Up until the start of June this year, the JSE was basically flat over the past three years. South African equity fund managers had very little to cheer them up over this period.
However, over the last three months the local market has enjoyed something of a revival. Since hitting a bottom on June 6, the All Share Index has climbed over 13% and is now trading at record highs.
As the below figures from Morningstar show, the funds that have benefited the most from this short-term surge are those tracking momentum indices.
|Top South African equity funds for the 3 months to October 6 2017|
|Fund||3 month return|
|Ashburton Momentum SA Tracker Fund A||16.49%|
|Momentum Trending Equity Fund A||14.13%|
|Momentum MoM Emerging Manager Growth Fund F1||13.92%|
|Satrix Momentum Index Fund A1||13.73%|
|Methodical Equity Prescient Fund A1||12.68%|
|Stanlib Sector Neutral Momentum Index Fund A1||12.45%|
Note: Not all of these funds are available to retail investors.
These momentum indices essentially include stocks that are showing the biggest positive short-term price movements. In sharp market upturns, they can therefore capture some very quick, very large gains.
Looking over the slightly longer term, however, the top funds so far this year have been those tracking the FTSE/JSE Top 40 Index. As the table below shows, only one active manager is ahead of a pack of passive funds.
Even that is an anomaly though, as the Lion of Africa MET Equity Fund is currently being wound up. Its performance is therefore not really a true reflection, as its current portfolio is 100% cash.
|Top South African equity funds for the YTD months to October 6 2017|
|Fund||Year to date return|
|Lion of Africa MET Equity Fund A||26.00%|
|Prescient Equity Top 40 Fund A1||18.94%|
|Stanlib ALSI 40 Fund A||18.92%|
|Satrix Top 40 Index Fund A1||18.68%|
|Momentum Top 40 Index Fund A||18.67%|
|Sygnia Top 40 Index Fund A||18.57%|
|Momentum MoM Emerging Manager Growth Fund F1||18.44%|
|Old Mutual Top 40 Index Fund A||18.37%|
|Kagiso Top 40 Tracker Fund||18.28%|
|Ashburton Low Beta SA Composite Tracker Fund A||18.19%|
This performance from Top 40 trackers should not, however, be seen so much as a case for passive over active, as what can happen when one stock dominates an index. Naspers is currently around 21% of the Top 40, which means that its influence is immense.

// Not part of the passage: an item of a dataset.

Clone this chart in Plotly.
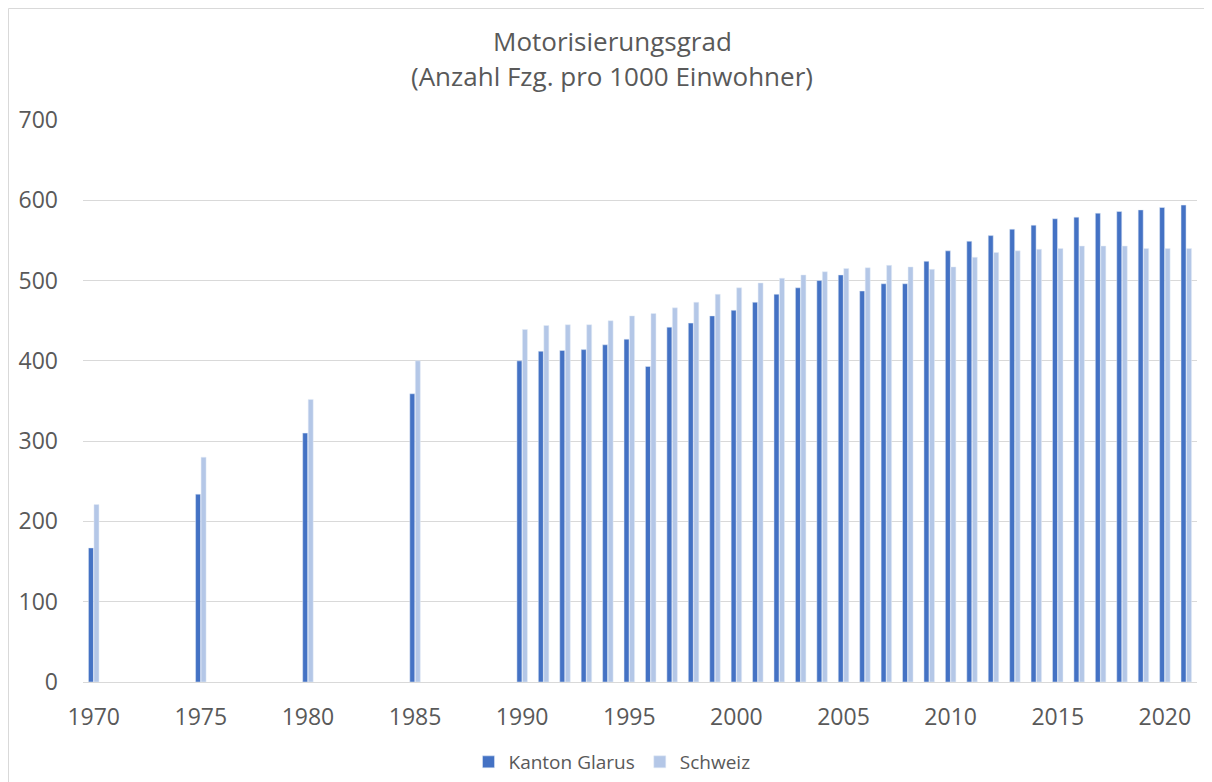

The media giant has gained 59% this year, which accounts for easily the bulk of the gains in the Top 40. Active managers will almost inevitably underperform this index over a period like this as it is very difficult, and arguably not prudent, for any of them to take such a large position in a single company.
This has become one of the biggest criticisms of local index funds. They are now exposing investors to very high single stock risk. At the moment it is obviously to their benefit, but what happens when Naspers, which is now trading on a price-to-earnings ratio of around 130, goes the other way?
This is why even the majority of managers who are bullish on Naspers carry what is effectively an underweight position in the stock, relative to the index. The Coronation Top 20 Fund, which would be the next highest active fund on the above performance list, holds 16.5% of its portfolio in Naspers, and that is in a highly concentrated portfolio.
Investors therefore need to carefully consider their exposure to local index funds. Clearly there is a place for them, and they have done exceptionally well, but the argument for diversification is becoming increasingly strong.
To manage risk and have a more balanced portfolio, investors should think of combining index funds with funds run by high conviction active managers who build portfolios that look very different to the index. That offers them the best of both worlds.